May 22, 2011|By Martin Eichner

Question: I have just bought an apartment building with four units and am a first-time landlord. The previous owner gave me a set of keys for the units. When I tried to enter one of the units recently when the tenant wasn't home, the key did not work. I suspect the tenant changed the lock without telling me or the prior owner. I was thinking about just having a locksmith come to the property and change the lock. Would I be within my rights?

Answer: A landlord has a right to access a rental unit and a right to a key to the unit to gain access. If there were an emergency such as a broken sewer or toxic leak, for example, the landlord has a duty to take immediate action and would need a key.

It is a good practice to include a provision in your rental agreement requiring a tenant to provide a workable key to the unit. However, we believe you can enforce this right even without an explicit clause in the rental agreement. If you've asked for a key without success, the proper method to enforce your right is to serve a written three-day notice to "Perform Covenant or Quit" directing the tenant to provide a workable key. If the tenant fails to comply, you may proceed with an unlawful detainer action in Superior Court to evict the tenant.

But you don't have a right to unilaterally change the lock. Such an action would be viewed as a "forcible entry" prohibited by California Code of Civil Procedure Section 1159. You also could be subject to $100-per-day damages.
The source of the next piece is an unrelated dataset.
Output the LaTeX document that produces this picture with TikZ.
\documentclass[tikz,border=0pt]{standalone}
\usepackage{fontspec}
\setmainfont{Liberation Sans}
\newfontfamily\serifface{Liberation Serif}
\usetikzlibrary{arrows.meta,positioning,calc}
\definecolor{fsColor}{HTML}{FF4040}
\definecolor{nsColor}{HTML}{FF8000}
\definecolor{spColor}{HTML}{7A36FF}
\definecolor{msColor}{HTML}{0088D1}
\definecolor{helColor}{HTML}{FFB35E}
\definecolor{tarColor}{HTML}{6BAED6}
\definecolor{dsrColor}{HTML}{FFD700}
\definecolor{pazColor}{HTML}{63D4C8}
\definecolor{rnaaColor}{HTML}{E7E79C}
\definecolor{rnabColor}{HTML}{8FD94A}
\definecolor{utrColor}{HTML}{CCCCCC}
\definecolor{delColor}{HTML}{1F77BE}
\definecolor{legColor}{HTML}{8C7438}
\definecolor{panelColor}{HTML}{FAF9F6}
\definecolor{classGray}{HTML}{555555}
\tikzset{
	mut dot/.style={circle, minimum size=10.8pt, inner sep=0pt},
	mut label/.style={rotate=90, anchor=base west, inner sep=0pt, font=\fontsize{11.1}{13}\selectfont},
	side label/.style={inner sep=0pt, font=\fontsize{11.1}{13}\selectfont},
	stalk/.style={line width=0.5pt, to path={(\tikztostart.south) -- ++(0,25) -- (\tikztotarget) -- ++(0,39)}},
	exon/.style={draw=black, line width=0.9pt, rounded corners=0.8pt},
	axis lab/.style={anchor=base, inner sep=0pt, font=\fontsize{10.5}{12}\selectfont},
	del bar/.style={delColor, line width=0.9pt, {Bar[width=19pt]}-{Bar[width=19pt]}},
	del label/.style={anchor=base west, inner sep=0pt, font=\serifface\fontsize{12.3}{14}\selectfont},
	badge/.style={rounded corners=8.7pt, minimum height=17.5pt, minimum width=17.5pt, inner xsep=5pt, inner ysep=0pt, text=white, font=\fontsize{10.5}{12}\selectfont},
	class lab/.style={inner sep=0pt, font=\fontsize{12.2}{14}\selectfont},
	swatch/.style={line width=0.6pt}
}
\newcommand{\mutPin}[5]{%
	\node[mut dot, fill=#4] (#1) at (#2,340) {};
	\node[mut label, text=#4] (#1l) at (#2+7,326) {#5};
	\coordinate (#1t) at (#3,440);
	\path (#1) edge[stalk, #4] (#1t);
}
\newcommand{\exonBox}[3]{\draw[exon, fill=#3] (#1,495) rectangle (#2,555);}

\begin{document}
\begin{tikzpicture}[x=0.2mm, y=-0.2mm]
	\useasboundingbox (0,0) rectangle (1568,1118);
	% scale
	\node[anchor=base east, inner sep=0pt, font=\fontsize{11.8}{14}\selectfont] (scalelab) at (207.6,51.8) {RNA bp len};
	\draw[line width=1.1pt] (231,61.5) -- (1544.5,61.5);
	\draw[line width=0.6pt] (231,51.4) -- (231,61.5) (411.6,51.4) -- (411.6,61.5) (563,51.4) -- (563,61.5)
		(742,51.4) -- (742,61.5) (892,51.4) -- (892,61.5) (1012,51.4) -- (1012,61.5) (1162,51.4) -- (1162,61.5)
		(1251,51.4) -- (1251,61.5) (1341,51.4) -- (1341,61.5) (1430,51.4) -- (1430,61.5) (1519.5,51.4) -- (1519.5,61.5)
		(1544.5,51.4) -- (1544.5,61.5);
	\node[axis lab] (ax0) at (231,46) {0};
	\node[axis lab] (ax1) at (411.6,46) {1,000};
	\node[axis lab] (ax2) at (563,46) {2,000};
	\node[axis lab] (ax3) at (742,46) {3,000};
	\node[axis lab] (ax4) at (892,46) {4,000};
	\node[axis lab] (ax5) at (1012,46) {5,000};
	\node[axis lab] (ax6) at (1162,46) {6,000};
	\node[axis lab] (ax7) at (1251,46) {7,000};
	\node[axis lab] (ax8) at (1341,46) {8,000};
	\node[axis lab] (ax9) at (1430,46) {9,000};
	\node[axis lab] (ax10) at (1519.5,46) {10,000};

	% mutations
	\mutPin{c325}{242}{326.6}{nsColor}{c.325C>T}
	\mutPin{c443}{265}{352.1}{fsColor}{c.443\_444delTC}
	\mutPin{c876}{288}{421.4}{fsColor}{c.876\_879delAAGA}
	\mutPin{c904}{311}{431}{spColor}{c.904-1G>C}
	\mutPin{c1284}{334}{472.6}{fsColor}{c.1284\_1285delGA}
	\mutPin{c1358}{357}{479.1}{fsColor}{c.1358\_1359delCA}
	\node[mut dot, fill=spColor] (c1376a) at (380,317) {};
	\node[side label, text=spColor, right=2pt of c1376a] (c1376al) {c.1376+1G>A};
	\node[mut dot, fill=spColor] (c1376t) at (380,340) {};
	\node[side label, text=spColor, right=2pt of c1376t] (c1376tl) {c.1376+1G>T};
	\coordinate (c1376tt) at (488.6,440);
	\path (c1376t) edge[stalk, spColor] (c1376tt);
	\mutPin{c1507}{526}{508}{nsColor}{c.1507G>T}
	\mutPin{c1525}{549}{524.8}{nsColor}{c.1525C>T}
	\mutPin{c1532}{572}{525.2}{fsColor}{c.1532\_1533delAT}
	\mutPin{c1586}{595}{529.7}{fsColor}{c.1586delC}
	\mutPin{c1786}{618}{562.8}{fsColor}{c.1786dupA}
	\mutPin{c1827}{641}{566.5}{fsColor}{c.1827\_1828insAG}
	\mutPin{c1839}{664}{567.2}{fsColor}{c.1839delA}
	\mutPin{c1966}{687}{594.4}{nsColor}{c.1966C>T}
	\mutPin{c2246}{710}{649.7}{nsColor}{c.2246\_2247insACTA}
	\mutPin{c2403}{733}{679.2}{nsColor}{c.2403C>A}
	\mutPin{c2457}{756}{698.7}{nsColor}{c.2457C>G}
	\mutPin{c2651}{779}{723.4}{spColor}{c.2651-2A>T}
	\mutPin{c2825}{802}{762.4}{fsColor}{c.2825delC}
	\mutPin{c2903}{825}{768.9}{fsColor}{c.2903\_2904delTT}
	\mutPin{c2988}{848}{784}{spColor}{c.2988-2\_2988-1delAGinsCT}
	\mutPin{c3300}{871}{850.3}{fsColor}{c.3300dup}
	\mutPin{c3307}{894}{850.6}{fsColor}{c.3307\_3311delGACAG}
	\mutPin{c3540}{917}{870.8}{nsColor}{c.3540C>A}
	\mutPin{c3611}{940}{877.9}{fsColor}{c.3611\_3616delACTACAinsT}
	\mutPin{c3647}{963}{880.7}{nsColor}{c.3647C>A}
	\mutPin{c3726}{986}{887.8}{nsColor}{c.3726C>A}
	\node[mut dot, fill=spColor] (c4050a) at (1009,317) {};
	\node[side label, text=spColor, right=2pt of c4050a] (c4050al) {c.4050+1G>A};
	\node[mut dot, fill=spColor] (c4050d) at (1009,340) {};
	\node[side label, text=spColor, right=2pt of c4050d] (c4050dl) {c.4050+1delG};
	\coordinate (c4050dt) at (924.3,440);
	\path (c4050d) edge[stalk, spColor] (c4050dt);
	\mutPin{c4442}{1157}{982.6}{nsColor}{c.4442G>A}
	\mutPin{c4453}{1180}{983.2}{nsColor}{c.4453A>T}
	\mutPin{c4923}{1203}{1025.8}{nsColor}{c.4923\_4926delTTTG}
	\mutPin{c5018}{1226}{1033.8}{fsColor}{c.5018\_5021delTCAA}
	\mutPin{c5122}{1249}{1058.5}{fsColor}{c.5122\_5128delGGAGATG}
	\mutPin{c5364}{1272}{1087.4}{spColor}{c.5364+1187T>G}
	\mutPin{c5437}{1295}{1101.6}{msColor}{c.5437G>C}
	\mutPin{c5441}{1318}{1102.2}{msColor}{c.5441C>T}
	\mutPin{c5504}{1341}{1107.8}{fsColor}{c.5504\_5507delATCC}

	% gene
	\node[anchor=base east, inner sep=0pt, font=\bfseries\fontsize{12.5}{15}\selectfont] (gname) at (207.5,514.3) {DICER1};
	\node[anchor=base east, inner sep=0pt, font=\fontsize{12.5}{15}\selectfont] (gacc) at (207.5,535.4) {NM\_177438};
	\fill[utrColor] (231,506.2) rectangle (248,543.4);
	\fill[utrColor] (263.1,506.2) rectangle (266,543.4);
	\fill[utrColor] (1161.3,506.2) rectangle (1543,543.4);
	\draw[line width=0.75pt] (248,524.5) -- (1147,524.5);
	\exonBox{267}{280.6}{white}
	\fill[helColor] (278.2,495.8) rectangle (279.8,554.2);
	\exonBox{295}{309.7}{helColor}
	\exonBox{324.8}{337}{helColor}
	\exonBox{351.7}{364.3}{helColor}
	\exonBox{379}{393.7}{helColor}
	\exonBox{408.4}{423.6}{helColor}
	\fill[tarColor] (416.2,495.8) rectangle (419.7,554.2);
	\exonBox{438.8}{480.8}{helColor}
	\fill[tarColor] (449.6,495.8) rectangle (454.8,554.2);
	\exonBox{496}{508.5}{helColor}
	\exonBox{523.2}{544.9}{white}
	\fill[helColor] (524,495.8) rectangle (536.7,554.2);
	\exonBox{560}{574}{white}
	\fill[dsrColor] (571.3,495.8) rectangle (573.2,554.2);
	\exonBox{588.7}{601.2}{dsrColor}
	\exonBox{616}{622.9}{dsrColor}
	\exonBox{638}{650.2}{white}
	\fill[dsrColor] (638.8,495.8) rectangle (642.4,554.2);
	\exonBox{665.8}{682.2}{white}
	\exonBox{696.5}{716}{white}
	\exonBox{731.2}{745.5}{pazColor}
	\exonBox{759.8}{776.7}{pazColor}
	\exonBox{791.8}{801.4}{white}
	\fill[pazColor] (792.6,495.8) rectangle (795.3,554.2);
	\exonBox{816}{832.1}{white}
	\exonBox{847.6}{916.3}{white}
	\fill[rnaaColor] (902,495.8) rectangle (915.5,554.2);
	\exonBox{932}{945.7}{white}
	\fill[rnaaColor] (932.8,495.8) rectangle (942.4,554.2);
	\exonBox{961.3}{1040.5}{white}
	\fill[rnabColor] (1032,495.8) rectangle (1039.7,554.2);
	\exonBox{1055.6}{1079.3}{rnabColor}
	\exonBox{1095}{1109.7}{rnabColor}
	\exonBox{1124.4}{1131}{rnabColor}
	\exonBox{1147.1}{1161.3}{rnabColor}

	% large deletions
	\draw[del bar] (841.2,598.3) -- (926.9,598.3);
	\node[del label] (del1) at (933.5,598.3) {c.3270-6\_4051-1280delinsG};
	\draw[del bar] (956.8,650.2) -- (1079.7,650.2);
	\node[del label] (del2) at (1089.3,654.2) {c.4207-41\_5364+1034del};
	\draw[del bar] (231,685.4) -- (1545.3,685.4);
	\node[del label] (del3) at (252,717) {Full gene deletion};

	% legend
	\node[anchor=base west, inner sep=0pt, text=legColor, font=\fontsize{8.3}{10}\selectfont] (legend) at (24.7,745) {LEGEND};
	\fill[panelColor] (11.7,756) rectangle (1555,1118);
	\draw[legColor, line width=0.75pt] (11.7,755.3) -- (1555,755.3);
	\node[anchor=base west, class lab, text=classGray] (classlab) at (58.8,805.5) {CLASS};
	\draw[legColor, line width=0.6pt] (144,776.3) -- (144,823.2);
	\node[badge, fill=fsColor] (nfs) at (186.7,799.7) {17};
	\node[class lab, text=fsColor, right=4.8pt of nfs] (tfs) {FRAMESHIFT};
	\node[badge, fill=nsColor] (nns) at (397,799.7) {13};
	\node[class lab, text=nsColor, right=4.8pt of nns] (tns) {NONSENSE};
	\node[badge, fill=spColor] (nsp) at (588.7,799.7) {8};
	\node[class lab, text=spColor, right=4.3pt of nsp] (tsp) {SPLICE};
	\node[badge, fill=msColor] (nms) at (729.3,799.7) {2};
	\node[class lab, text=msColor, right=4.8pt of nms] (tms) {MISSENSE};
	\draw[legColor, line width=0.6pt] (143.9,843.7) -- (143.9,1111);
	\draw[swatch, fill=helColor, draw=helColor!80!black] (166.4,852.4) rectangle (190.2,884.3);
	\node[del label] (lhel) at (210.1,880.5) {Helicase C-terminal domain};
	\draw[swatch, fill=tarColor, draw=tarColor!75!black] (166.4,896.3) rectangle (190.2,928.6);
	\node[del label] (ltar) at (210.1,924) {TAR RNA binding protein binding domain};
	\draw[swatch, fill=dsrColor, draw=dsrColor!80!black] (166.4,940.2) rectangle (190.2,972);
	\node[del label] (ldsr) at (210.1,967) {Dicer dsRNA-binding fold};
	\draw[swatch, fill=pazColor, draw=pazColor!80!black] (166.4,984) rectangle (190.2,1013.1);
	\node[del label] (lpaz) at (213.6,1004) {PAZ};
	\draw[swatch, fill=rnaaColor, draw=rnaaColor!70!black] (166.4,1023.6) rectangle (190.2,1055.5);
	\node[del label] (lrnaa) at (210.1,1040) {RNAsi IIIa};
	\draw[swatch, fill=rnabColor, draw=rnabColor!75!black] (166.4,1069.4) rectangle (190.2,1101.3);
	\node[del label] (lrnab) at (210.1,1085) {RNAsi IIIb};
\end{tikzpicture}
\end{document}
You didn't indicate why you wanted to access the unit. As a new owner, you might not be aware that you have no general right to enter one of your rental units. Under Civil Code Section 1950.4, you are allowed to enter only for specific reasons, such as to make repairs or to respond to an emergency. You must give 24 hours' written notice of your intent to enter unless there is a true emergency or a court order, and your actual entry should be restricted to normal business hours. If you comply with these requirements, you can enter whether or not the tenant is actually home, which is another reason you are entitled to a workable key.